Decisions had to be derived from the palette of possible options, in a dialogue with the available technology from 1980, and by doing so also in a dialog with the people who invented these systems.

At the end each human - machine interaction is a human to human interaction, since humans built the machines in the first place.

The CBM 8032 computer was simple enough to be understood and constructed by only a handful of people, and their decisions shaped the product and how its used. The PETSCII set of graphic symbols is a great example for this. CBM 8032 AV utilises this palette of shapes, which someone back in the 1970s designed. Forty years later, we make use of them to create something new.

The work on CBM 8032 AV changed my way of thinking about programming. The extreme limitations and simplicity of the 6502 microprocessor turns it into a Swiss knife once mastered. Completely taking over a computer system to do nothing but running our own code, clock cycle per clock cycle, one million times per second, is an experience of power that is very different from being a guest on a contemporary environment, where thousands of processes run at the same time, most of them unnoticed and out of control by the user.

Additionally, there are specifics of ancient technology that even outperform current standards in some regards:

My sound routines are driving directly two eight bit DA converters, with no concept of a fixed sample rate: The distance between two samples is the time it takes to run the code. It is possible to produce textures with that which are hard to achieve with a current system.

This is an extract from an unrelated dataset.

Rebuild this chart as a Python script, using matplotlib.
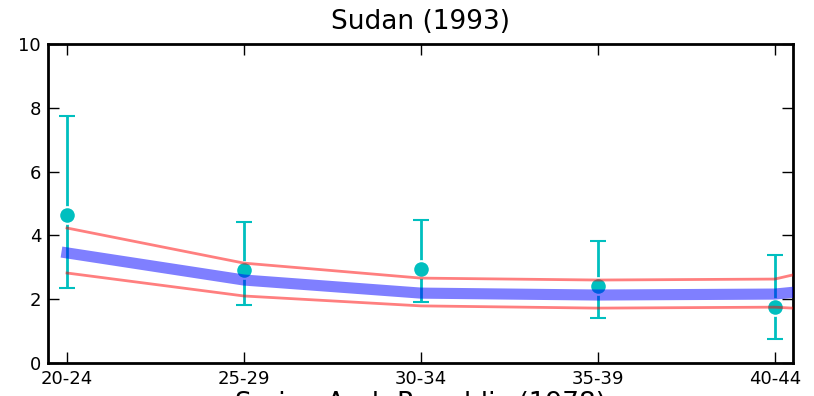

And the longer we were looking at the computer's green cathode ray tube ('CRT') displays, the more we became aware of the beautiful smooth and soft decay of brightness when a character is turned off, and the extreme difference between illuminated parts and darkness. Monochrome CRT displays were amazing technology, and whilst being heavy and having low resolution, we lost a unique and magical visual quality when moving on to our modern retina displays.